NEW YORK – Jam Master Jay, whose sonic experiments with spacious drum breaks and grinding guitar riffs helped make Run-DMC the first hip-hop group to break into mainstream music, was killed in a shooting near the neighborhood where the trio grew up. He was 37.
Jay, whose real name was Jason Mizell, joined 20 years ago with Joseph "Run" Simmons and Daryl "DMC" McDaniels to form the group that would be more responsible than any other for spreading the idea that one person — a disc jockey — could provide the entire musical backdrop for a song.
"These are our Beatles," Public Enemy frontman Chuck D told The New York Times after Wednesday's shooting. He had once rapped, "Run-DMC first said a DJ could be a band."
The rise of the turntable enabled thousands of people to express themselves musically even if they lacked the instruments or resources to put together full bands.
"We always knew rap was for everyone," Mizell said in a 2001 interview with MTV. "Anyone could rap over all kinds of music."
All three members of the group grew up in middle-class homes in the Hollis neighborhood of New York's Queens borough. Simmons and McDaniels started out rapping at parties, and later invited Mizell to form a group with them.
Simmons' brother, Russell, had formed a small label — Def Jam — with producer Rick Rubin and signed early hip-hop stars including Kurtis Blow. The new group Joseph Simmons had formed with McDaniels and Mizell soon joined the roster.
While many early 80's hip-hop artists rapped over clean dance beats, Run-DMC and Rubin chopped up riffs from classic rock records for a grittier sound. The risk paid off with several rock-influenced hits, including "Rock Box" and "King of Rock."
But the sound finally exploded with audiences when the group remade the Aerosmith hit, "Walk This Way," creating hip-hop's biggest crossover success of the time.
Many fans and artists cite the song as the first rap record they ever heard, and rap and rock groups alike continue trying to recapture the song's mix of raw hooks and big beats punctuated by half-shouted lyrics.

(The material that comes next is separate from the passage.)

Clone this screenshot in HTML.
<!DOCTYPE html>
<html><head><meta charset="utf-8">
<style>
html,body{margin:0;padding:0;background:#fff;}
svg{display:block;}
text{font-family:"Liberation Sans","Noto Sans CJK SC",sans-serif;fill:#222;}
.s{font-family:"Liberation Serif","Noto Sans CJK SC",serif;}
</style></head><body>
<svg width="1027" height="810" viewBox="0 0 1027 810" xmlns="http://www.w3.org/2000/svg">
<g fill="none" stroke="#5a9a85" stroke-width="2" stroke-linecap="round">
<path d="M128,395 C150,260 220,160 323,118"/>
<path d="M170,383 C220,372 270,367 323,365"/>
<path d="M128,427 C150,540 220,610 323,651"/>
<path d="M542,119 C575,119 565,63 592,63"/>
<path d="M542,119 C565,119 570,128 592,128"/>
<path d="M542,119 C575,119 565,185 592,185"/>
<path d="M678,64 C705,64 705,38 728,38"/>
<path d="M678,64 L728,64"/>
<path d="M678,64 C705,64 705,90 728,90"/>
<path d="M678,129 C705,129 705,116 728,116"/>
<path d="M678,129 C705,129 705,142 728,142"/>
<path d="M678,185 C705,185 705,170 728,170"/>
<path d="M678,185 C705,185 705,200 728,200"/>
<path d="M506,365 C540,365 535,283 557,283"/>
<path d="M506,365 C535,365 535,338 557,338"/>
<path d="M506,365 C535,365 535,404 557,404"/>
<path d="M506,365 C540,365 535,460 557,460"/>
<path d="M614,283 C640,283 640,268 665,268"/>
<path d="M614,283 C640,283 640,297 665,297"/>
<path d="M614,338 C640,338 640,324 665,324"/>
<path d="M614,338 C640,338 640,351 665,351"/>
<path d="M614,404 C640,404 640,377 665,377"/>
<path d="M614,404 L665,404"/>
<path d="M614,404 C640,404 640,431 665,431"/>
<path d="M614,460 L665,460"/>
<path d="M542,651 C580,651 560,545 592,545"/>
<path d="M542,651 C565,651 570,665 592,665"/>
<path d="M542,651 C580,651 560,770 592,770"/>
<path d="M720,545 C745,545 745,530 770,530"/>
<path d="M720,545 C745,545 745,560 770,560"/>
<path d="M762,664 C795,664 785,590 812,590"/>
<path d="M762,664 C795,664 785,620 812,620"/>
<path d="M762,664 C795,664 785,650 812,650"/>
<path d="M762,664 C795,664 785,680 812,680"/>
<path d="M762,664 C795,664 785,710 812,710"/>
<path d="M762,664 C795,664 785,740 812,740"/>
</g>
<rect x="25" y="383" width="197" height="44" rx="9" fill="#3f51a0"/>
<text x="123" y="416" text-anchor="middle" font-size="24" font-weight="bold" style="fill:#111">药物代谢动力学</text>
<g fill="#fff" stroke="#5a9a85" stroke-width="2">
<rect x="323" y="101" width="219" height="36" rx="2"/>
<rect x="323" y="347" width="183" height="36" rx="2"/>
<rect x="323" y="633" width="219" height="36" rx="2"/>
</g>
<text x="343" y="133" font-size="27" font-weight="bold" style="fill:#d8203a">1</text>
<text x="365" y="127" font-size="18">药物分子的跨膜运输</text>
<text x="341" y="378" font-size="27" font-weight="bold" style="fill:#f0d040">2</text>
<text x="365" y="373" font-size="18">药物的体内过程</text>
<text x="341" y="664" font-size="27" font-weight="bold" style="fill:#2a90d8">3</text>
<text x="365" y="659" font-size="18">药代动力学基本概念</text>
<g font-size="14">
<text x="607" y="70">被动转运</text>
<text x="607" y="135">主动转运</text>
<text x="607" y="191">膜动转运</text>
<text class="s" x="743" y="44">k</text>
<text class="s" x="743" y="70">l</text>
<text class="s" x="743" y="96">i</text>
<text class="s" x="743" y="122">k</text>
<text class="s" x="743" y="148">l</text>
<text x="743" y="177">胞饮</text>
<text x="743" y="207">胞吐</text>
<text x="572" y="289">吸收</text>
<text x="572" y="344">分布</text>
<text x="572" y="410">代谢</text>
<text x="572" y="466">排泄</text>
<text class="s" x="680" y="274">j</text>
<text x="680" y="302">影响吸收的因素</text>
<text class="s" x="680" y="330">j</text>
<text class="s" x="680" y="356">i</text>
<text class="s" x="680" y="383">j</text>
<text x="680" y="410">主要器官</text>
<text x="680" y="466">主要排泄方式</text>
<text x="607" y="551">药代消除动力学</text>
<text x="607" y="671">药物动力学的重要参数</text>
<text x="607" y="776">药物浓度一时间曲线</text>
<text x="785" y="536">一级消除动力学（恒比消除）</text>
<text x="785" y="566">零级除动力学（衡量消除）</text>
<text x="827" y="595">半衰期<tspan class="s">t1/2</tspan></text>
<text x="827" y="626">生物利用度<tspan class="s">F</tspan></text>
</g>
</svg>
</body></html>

Though rap videos were rare on MTV at the time, "Walk This Way," with its elaborate story line of a comical grudge match between rappers and rockers, was a constant fixture on the station for months.

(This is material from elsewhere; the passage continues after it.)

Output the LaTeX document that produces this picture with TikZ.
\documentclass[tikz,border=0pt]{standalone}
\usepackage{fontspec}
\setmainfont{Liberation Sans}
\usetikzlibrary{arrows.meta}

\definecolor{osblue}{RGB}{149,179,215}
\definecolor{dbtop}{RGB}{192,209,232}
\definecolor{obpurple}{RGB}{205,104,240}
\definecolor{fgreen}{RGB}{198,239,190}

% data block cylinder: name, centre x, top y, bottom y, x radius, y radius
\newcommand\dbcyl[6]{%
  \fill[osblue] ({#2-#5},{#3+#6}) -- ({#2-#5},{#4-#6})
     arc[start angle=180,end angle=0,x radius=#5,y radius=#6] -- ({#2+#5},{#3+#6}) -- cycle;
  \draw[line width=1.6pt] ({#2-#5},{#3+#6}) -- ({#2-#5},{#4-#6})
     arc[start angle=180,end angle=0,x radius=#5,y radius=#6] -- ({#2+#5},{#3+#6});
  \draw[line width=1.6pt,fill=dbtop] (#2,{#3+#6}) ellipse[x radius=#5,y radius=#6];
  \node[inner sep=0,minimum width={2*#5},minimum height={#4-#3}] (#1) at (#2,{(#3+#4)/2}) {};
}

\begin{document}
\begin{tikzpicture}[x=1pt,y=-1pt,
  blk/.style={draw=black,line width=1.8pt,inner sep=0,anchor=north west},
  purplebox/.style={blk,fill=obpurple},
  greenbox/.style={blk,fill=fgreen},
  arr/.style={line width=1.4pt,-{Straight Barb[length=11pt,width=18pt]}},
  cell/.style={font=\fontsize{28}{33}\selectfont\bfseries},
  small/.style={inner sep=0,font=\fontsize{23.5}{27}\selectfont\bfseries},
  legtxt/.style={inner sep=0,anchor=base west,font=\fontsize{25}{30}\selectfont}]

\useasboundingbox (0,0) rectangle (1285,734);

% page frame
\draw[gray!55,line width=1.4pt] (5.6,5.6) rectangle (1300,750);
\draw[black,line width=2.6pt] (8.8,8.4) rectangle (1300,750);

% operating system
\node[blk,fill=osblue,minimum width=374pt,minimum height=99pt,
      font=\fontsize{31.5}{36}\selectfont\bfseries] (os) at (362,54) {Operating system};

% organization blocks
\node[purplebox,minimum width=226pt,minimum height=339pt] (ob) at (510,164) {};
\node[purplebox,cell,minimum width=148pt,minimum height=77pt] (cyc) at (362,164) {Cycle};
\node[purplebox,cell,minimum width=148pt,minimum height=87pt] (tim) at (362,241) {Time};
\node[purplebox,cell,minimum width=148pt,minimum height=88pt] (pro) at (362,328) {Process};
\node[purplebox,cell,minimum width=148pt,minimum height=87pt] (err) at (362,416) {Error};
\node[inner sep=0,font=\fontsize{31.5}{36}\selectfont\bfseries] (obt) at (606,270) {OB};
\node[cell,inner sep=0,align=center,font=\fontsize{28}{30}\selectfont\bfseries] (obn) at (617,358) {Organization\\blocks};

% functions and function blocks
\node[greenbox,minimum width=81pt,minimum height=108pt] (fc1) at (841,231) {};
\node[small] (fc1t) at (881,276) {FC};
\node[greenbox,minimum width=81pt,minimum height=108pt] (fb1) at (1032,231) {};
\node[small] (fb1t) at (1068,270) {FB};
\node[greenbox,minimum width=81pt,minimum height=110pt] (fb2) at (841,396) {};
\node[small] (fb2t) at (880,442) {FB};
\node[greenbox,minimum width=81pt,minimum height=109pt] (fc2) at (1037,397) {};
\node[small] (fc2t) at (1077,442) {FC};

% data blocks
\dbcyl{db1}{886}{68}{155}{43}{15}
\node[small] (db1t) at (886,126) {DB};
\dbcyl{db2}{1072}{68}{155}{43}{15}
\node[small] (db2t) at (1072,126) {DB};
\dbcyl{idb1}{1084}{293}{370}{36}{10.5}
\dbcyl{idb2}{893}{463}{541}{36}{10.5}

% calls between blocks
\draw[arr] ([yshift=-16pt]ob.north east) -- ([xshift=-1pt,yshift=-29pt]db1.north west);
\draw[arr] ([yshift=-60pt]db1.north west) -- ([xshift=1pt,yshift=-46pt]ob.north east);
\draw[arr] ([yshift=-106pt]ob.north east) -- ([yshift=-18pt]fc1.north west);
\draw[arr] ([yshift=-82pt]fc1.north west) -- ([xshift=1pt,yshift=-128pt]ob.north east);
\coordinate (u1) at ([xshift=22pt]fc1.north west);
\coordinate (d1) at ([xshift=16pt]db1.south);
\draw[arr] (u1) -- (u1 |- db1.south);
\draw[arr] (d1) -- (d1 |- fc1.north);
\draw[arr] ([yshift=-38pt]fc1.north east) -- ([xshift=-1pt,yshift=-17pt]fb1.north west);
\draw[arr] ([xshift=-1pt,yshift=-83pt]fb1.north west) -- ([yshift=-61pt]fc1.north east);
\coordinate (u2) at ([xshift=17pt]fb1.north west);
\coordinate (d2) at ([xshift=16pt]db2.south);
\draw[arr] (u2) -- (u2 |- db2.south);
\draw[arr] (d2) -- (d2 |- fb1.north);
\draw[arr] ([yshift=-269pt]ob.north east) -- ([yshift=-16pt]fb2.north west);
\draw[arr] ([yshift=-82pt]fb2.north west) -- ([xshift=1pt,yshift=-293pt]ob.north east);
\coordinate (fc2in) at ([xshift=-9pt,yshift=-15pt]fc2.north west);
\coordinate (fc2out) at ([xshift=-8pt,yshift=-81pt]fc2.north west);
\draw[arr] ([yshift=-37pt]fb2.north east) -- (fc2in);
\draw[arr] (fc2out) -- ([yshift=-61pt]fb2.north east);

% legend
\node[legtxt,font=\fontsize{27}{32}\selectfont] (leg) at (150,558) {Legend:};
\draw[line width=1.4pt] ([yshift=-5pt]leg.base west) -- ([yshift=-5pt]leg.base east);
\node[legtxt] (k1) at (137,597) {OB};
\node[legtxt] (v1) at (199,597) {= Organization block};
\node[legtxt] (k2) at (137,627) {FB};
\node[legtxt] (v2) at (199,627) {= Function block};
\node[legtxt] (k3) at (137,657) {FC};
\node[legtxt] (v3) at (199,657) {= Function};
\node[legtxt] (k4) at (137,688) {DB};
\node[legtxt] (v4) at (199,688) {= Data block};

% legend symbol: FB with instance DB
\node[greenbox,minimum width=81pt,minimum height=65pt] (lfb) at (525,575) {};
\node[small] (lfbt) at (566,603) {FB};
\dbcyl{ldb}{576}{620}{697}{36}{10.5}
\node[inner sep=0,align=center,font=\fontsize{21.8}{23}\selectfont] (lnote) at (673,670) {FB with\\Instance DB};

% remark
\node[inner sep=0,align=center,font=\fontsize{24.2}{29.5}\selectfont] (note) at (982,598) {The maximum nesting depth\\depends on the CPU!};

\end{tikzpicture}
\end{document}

The members of the group made an unforgettable impression with their black outfits and hats and white Adidas sneakers.
Raising Hell, the 1986 record that included "Walk This Way," "My Adidas," and "It's Tricky," sold more than 3 million copies, becoming the first rap album to go multiplatinum. The group's self-titled debut album in 1984 was the first rap album to go gold.
Mizell wasn't the first to manipulate records by scratching them in time under a needle. But he did become one of hip-hop's best known and most respected DJs through his deft scratching and the group's spirited promotion of his skills.

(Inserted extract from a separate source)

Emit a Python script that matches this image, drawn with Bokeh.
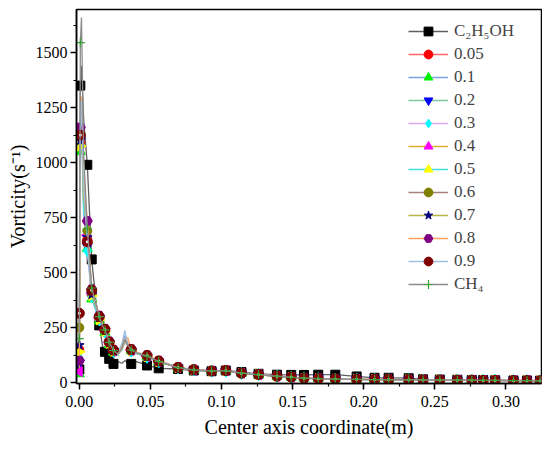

A song called "Jam Master Jay" announced, "We got the master of a disco scratch/there's not a break that he can't catch... Behind the turntables is where he stands/Then there is the movement of his hands/So when asked who's the best, y'all should say/Run-DMC and Jam Master Jay."
The group's cheerfully competitive wordplay had always promoted education and clean-living, but members were nonetheless linked to gang violence when fighting broke out on several stops of their national tour in support of Raising Hell.
Critics blamed the group and rap music for inciting fights between members of the Crips and Bloods gangs at California's Long Beach Arena. The trio condemned violence, and in 1986 called for a day of peace between warring Los Angeles street gangs.
"This is the first town where you feel the gangs from the minute you step into town to the time you leave," Mizell said.
The group later went on major tours with the Beastie Boys, Def Jam label mates who would eventually break the sales records they had set for hip-hop, and Public Enemy, the group that would create another musical revolution with its lyrics promoting black empowerment.
Violence continues to haunt hip-hop: Some of the genre's biggest stars, including Tupac Shakur and Christopher Wallace, also known as the Notorious B.I.G., have been shot to death.
The group has attempted several comebacks since Raising Hell, and had just completed a tour with Aerosmith and Kid Rock, one of the many performers who has tried to cop their mix of rap and rock.